I also heard voices like Sadiq Khan and Baroness Sayeeda Warsi (then the vice chair of the Conservative Party) fiercely condemn the attacks and disassociate them with the actual tenets of the faith, to no avail. As much as people demanded answers from the Muslim community — and Muslims responded in the same unequivocal voice of condemnation every time — it made no difference. The terrorists still seemed to be louder.
What’s changed, 11 years on? Some would argue nothing. Terrorists continue to slaughter innocents and billionaire conservative politicians continue to incriminate an entire global community for the abhorrent actions of a few. What has changed in the most profound sense is that Muslims are no longer seen (or at least solely) as a fifth column.
The voice of the ordinary, “moderate” Muslim is heard more than ever — not as spokespeople who can denounce the ways terrorists justify their acts through the Quran — but as engaged citizens and leaders paving the way forward in a world that we all want to become more inclusive and tolerant.
Last year, we saw Muslims in Canada unite strategically for the first time in a non-partisan, grassroots organization to achieve a single goal: Increase the participation of Canadian Muslims within the democratic process.
This, along with the opposition’s crude anti-Muslim strategy not unlike Zac Goldsmith, Sadiq Khan’s Conservative Party competitor, was a key factor in bringing Justin Trudeau’s pro-immigration party to power. We’ve also seen Maryam Monsef, who came to Canada an as Afghan refugee, sworn in as Minister of Democratic Institutions in Trudeau’s cabinet, and Ginella Massa, a hijab-clad journalist, become an on-camera reporter for Toronto news network CityTV.

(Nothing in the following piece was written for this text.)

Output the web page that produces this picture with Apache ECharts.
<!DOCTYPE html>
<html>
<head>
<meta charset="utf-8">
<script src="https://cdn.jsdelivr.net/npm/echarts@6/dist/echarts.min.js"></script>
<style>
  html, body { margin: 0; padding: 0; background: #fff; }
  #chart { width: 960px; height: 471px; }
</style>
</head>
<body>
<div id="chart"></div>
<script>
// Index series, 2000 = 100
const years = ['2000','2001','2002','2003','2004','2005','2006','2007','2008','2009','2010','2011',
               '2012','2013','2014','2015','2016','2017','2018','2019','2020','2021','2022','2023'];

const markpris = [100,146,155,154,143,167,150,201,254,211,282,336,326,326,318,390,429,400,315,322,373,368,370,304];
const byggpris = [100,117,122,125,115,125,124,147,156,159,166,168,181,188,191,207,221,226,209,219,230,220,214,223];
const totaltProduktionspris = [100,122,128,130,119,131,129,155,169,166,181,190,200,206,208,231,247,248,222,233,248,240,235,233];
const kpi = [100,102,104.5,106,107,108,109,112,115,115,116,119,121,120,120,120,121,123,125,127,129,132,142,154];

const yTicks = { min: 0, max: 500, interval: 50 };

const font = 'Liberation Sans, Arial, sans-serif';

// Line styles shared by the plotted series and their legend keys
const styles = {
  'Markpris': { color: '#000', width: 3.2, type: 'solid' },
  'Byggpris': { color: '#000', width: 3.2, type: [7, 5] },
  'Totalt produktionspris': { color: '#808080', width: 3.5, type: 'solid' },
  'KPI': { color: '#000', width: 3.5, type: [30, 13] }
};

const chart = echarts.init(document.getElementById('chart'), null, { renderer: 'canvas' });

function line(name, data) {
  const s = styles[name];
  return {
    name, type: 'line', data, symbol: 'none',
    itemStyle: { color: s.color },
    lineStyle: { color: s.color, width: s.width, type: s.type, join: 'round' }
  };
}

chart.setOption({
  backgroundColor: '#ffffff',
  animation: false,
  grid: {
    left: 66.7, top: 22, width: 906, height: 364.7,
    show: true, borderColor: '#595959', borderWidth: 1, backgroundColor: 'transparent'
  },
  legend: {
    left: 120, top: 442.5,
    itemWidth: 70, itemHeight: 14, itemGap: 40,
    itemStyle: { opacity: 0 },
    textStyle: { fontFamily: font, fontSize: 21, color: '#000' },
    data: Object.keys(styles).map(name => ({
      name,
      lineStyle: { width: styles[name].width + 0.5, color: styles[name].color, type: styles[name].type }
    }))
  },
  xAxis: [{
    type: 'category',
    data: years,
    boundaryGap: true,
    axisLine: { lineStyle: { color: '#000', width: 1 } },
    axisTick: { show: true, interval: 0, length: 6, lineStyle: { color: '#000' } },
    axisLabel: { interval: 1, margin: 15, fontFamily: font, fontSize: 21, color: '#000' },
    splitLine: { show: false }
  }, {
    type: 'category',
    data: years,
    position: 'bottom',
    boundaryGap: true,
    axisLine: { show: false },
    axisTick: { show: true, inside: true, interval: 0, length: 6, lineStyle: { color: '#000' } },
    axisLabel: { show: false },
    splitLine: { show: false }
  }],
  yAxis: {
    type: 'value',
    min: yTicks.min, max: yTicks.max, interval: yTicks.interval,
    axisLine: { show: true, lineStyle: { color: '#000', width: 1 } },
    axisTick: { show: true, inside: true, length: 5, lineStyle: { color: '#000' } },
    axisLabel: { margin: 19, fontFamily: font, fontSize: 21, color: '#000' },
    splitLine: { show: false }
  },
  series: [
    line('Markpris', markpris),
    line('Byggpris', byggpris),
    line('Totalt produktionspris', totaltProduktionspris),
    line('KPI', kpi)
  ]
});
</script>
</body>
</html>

Britons, too, have seen a rise in British Muslims taking centre stage, from national baking contests to professional sports. From Nadiya Hussain, winner of the popular television program The Great British Bake-Off to Somali-born and London-raised Mo Farah winner of two Olympic Gold medals in 2013, it was exhilarating to see Muslims dominate the headlines for stories other than suicide attacks or beheadings.
In the U.S., we saw videos of Dalia Mogahed, director of research at a D.C. social policy institute, go viral after she smoothly took on contentious questions around hijab and radicalization on The Daily Show with Trevor Noah — using U.S. polling figures as evidence that there was no corroboration between the two. And then there’s Ibtihaj Muhammad, the professional fencer who recently became the first U.S. athlete to complete in the Olympics as a visible Muslim.
None of these people ever condemned the abhorrent actions of the so-called Islamic State during their moments of fame, simply because it wasn’t in their remit. They are all skilled professionals in their own right; recognized as Muslims, but celebrated for their extraordinary skills that contribute to mainstream society.
Which is the way it should be. Muslims are no different from anyone else, and for that reason, their successes should be commended no more, nor less than anyone else’s. Perhaps the next step in fostering genuine equity in society is for news outlets to drop the “Muslim” descriptor all together.
Would it have made headlines across the world if a Jewish or Hindu mayor had won the London mayoral race, or The Great British Bake-Off? As Canadian journalist Muhammad Lila put it after Sadiq won the mayoral race: “Wouldn’t it be nice if one day Muslims could just do stuff, without pointing out their religion?”